Leaving out the pictures, retype all the material exactly.

• RECORDED INFORMATION:

+-------+

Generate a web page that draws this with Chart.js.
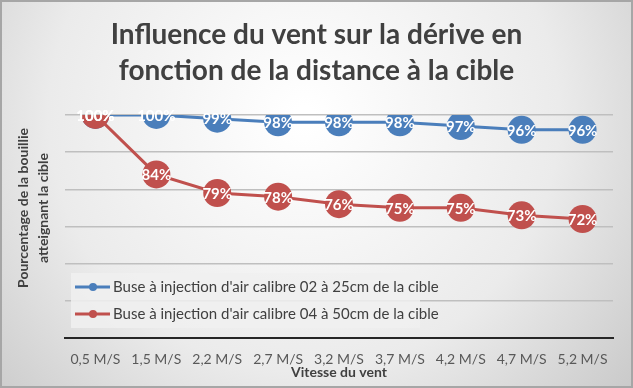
<!DOCTYPE html>
<html>
<head>
<meta charset="utf-8">
<script src="https://cdn.jsdelivr.net/npm/chart.js@4"></script>
<style>
  html, body { margin: 0; padding: 0; }
  #wrap { width: 633px; height: 388px; }
</style>
</head>
<body>
<div id="wrap"><canvas id="chart"></canvas></div>
<script>
// data
const vitesses = ["0,5 M/S", "1,5 M/S", "2,2 M/S", "2,7 M/S", "3,2 M/S", "3,7 M/S", "4,2 M/S", "4,7 M/S", "5,2 M/S"];
const buse02 = [100, 100, 99, 98, 98, 98, 97, 96, 96];
const buse04 = [100, 84, 79, 78, 76, 75, 75, 73, 72];
const serieNames = [
  "Buse à injection d'air calibre 02 à 25cm de la cible",
  "Buse à injection d'air calibre 04 à 50cm de la cible",
];
const yTitle = ["Pourcentage de la bouillie", "atteignant la cible"];

const BLUE = "#4a7ebb";
const RED = "#c0504d";
const FONT = "Lato, 'Open Sans', sans-serif";

// gradient background + frame
const backgroundPlugin = {
  id: "bg",
  beforeDraw(chart) {
    const { ctx, width, height } = chart;
    ctx.save();
    const g = ctx.createRadialGradient(width * 0.48, height * 0.3, 10, width * 0.48, height * 0.3, width * 0.72);
    g.addColorStop(0, "#ffffff");
    g.addColorStop(0.55, "#ebebeb");
    g.addColorStop(1, "#c4c4c4");
    ctx.fillStyle = g;
    ctx.fillRect(0, 0, width, height);
    ctx.strokeStyle = "#a6a6a6";
    ctx.lineWidth = 2;
    ctx.strokeRect(1, 1, width - 2, height - 2);
    ctx.restore();
  },
};

// y axis title, two rotated lines
const yTitlePlugin = {
  id: "yTitle",
  afterDraw(chart) {
    const { ctx } = chart;
    ctx.save();
    ctx.translate(33, 208);
    ctx.rotate(-Math.PI / 2);
    ctx.font = "bold 14px " + FONT;
    ctx.fillStyle = "#404040";
    ctx.textAlign = "center";
    ctx.textBaseline = "middle";
    ctx.fillText(yTitle[0], 0, -10);
    ctx.fillText(yTitle[1], 0, 10);
    ctx.restore();
  },
};

// percent labels inside markers
const labelsPlugin = {
  id: "pointLabels",
  afterDatasetsDraw(chart) {
    const { ctx } = chart;
    ctx.save();
    ctx.font = "bold 15px " + FONT;
    ctx.fillStyle = "#ffffff";
    ctx.textAlign = "center";
    ctx.textBaseline = "middle";
    // red series last so its labels sit on top
    [0, 1].forEach((i) => {
      const ds = chart.data.datasets[i];
      chart.getDatasetMeta(i).data.forEach((pt, j) => {
        ctx.fillText(ds.data[j] + "%", pt.x, pt.y + 1);
      });
    });
    ctx.restore();
  },
};

// legend drawn inside the plot area, bottom left
const legendPlugin = {
  id: "insideLegend",
  afterDatasetsDraw(chart) {
    const { ctx } = chart;
    const x = 71;
    const y = 273;
    ctx.save();
    ctx.fillStyle = "rgba(240,240,240,0.85)";
    ctx.fillRect(x, y, 349, 55);
    ctx.font = "15px " + FONT;
    ctx.textBaseline = "middle";
    chart.data.datasets.forEach((ds, i) => {
      const cy = y + 14 + i * 27;
      ctx.strokeStyle = ds.borderColor;
      ctx.lineWidth = 3;
      ctx.beginPath();
      ctx.moveTo(x + 4, cy);
      ctx.lineTo(x + 39, cy);
      ctx.stroke();
      ctx.fillStyle = ds.borderColor;
      ctx.beginPath();
      ctx.arc(x + 22, cy, 4, 0, Math.PI * 2);
      ctx.fill();
      ctx.fillStyle = "#404040";
      ctx.fillText(ds.label, x + 42, cy);
    });
    ctx.restore();
  },
};

function dataset(label, data, color, order) {
  return {
    label: label,
    data: data,
    order: order,
    borderColor: color,
    backgroundColor: color,
    borderWidth: 3,
    pointRadius: 14,
    pointHoverRadius: 14,
    pointBorderWidth: 0,
    tension: 0,
  };
}

new Chart(document.getElementById("chart"), {
  type: "line",
  data: {
    labels: vitesses,
    datasets: [dataset(serieNames[0], buse02, BLUE, 1), dataset(serieNames[1], buse04, RED, 0)],
  },
  options: {
    responsive: true,
    maintainAspectRatio: false,
    animation: false,
    layout: { padding: { left: 20, right: 20, top: 0, bottom: 0 } },
    plugins: {
      legend: { display: false },
      tooltip: { enabled: false },
      title: {
        display: true,
        text: ["Influence du vent sur la dérive en", "fonction de la distance à la cible"],
        color: "#404040",
        font: { family: FONT, size: 28, weight: "bold", lineHeight: 1.32 },
        padding: { top: 16, bottom: 25 },
      },
    },
    scales: {
      x: {
        offset: true,
        grid: { display: false, drawTicks: false },
        border: { color: "#262626", width: 2 },
        ticks: { color: "#595959", font: { family: FONT, size: 14 }, padding: 13, maxRotation: 0, autoSkip: false },
        title: {
          display: true,
          text: "Vitesse du vent",
          color: "#404040",
          font: { family: FONT, size: 14, weight: "bold" },
          padding: { top: 0, bottom: 7 },
        },
        afterFit(scale) { scale.height = 50; },
      },
      y: {
        min: 40,
        max: 100,
        ticks: { display: false, stepSize: 10 },
        grid: { color: "#bfbfbf", lineWidth: 1.5, drawTicks: false },
        border: { display: false },
        afterFit(scale) { scale.width = 45; },
      },
    },
  },
  plugins: [backgroundPlugin, labelsPlugin, legendPlugin, yTitlePlugin],
});
</script>
</body>
</html>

+-------+

• EXPECTED OUTPUT:
Generate a web page that draws this with Chart.js.
<!DOCTYPE html>
<html>
<head>
<meta charset="utf-8">
<script src="https://cdn.jsdelivr.net/npm/chart.js@4"></script>
<style>
  html, body { margin: 0; padding: 0; }
  #wrap { width: 633px; height: 388px; }
</style>
</head>
<body>
<div id="wrap"><canvas id="chart"></canvas></div>
<script>
// data
const vitesses = ["0,5 M/S", "1,5 M/S", "2,2 M/S", "2,7 M/S", "3,2 M/S", "3,7 M/S", "4,2 M/S", "4,7 M/S", "5,2 M/S"];
const buse02 = [100, 100, 99, 98, 98, 98, 97, 96, 96];
const buse04 = [100, 84, 79, 78, 76, 75, 75, 73, 72];
const serieNames = [
  "Buse à injection d'air calibre 02 à 25cm de la cible",
  "Buse à injection d'air calibre 04 à 50cm de la cible",
];
const yTitle = ["Pourcentage de la bouillie", "atteignant la cible"];

const BLUE = "#4a7ebb";
const RED = "#c0504d";
const FONT = "Lato, 'Open Sans', sans-serif";

// gradient background + frame
const backgroundPlugin = {
  id: "bg",
  beforeDraw(chart) {
    const { ctx, width, height } = chart;
    ctx.save();
    const g = ctx.createRadialGradient(width * 0.48, height * 0.3, 10, width * 0.48, height * 0.3, width * 0.72);
    g.addColorStop(0, "#ffffff");
    g.addColorStop(0.55, "#ebebeb");
    g.addColorStop(1, "#c4c4c4");
    ctx.fillStyle = g;
    ctx.fillRect(0, 0, width, height);
    ctx.strokeStyle = "#a6a6a6";
    ctx.lineWidth = 2;
    ctx.strokeRect(1, 1, width - 2, height - 2);
    ctx.restore();
  },
};

// y axis title, two rotated lines
const yTitlePlugin = {
  id: "yTitle",
  afterDraw(chart) {
    const { ctx } = chart;
    ctx.save();
    ctx.translate(33, 208);
    ctx.rotate(-Math.PI / 2);
    ctx.font = "bold 14px " + FONT;
    ctx.fillStyle = "#404040";
    ctx.textAlign = "center";
    ctx.textBaseline = "middle";
    ctx.fillText(yTitle[0], 0, -10);
    ctx.fillText(yTitle[1], 0, 10);
    ctx.restore();
  },
};

// percent labels inside markers
const labelsPlugin = {
  id: "pointLabels",
  afterDatasetsDraw(chart) {
    const { ctx } = chart;
    ctx.save();
    ctx.font = "bold 15px " + FONT;
    ctx.fillStyle = "#ffffff";
    ctx.textAlign = "center";
    ctx.textBaseline = "middle";
    // red series last so its labels sit on top
    [0, 1].forEach((i) => {
      const ds = chart.data.datasets[i];
      chart.getDatasetMeta(i).data.forEach((pt, j) => {
        ctx.fillText(ds.data[j] + "%", pt.x, pt.y + 1);
      });
    });
    ctx.restore();
  },
};

// legend drawn inside the plot area, bottom left
const legendPlugin = {
  id: "insideLegend",
  afterDatasetsDraw(chart) {
    const { ctx } = chart;
    const x = 71;
    const y = 273;
    ctx.save();
    ctx.fillStyle = "rgba(240,240,240,0.85)";
    ctx.fillRect(x, y, 349, 55);
    ctx.font = "15px " + FONT;
    ctx.textBaseline = "middle";
    chart.data.datasets.forEach((ds, i) => {
      const cy = y + 14 + i * 27;
      ctx.strokeStyle = ds.borderColor;
      ctx.lineWidth = 3;
      ctx.beginPath();
      ctx.moveTo(x + 4, cy);
      ctx.lineTo(x + 39, cy);
      ctx.stroke();
      ctx.fillStyle = ds.borderColor;
      ctx.beginPath();
      ctx.arc(x + 22, cy, 4, 0, Math.PI * 2);
      ctx.fill();
      ctx.fillStyle = "#404040";
      ctx.fillText(ds.label, x + 42, cy);
    });
    ctx.restore();
  },
};

function dataset(label, data, color, order) {
  return {
    label: label,
    data: data,
    order: order,
    borderColor: color,
    backgroundColor: color,
    borderWidth: 3,
    pointRadius: 14,
    pointHoverRadius: 14,
    pointBorderWidth: 0,
    tension: 0,
  };
}

new Chart(document.getElementById("chart"), {
  type: "line",
  data: {
    labels: vitesses,
    datasets: [dataset(serieNames[0], buse02, BLUE, 1), dataset(serieNames[1], buse04, RED, 0)],
  },
  options: {
    responsive: true,
    maintainAspectRatio: false,
    animation: false,
    layout: { padding: { left: 20, right: 20, top: 0, bottom: 0 } },
    plugins: {
      legend: { display: false },
      tooltip: { enabled: false },
      title: {
        display: true,
        text: ["Influence du vent sur la dérive en", "fonction de la distance à la cible"],
        color: "#404040",
        font: { family: FONT, size: 28, weight: "bold", lineHeight: 1.32 },
        padding: { top: 16, bottom: 25 },
      },
    },
    scales: {
      x: {
        offset: true,
        grid: { display: false, drawTicks: false },
        border: { color: "#262626", width: 2 },
        ticks: { color: "#595959", font: { family: FONT, size: 14 }, padding: 13, maxRotation: 0, autoSkip: false },
        title: {
          display: true,
          text: "Vitesse du vent",
          color: "#404040",
          font: { family: FONT, size: 14, weight: "bold" },
          padding: { top: 0, bottom: 7 },
        },
        afterFit(scale) { scale.height = 50; },
      },
      y: {
        min: 40,
        max: 100,
        ticks: { display: false, stepSize: 10 },
        grid: { color: "#bfbfbf", lineWidth: 1.5, drawTicks: false },
        border: { display: false },
        afterFit(scale) { scale.width = 45; },
      },
    },
  },
  plugins: [backgroundPlugin, labelsPlugin, legendPlugin, yTitlePlugin],
});
</script>
</body>
</html>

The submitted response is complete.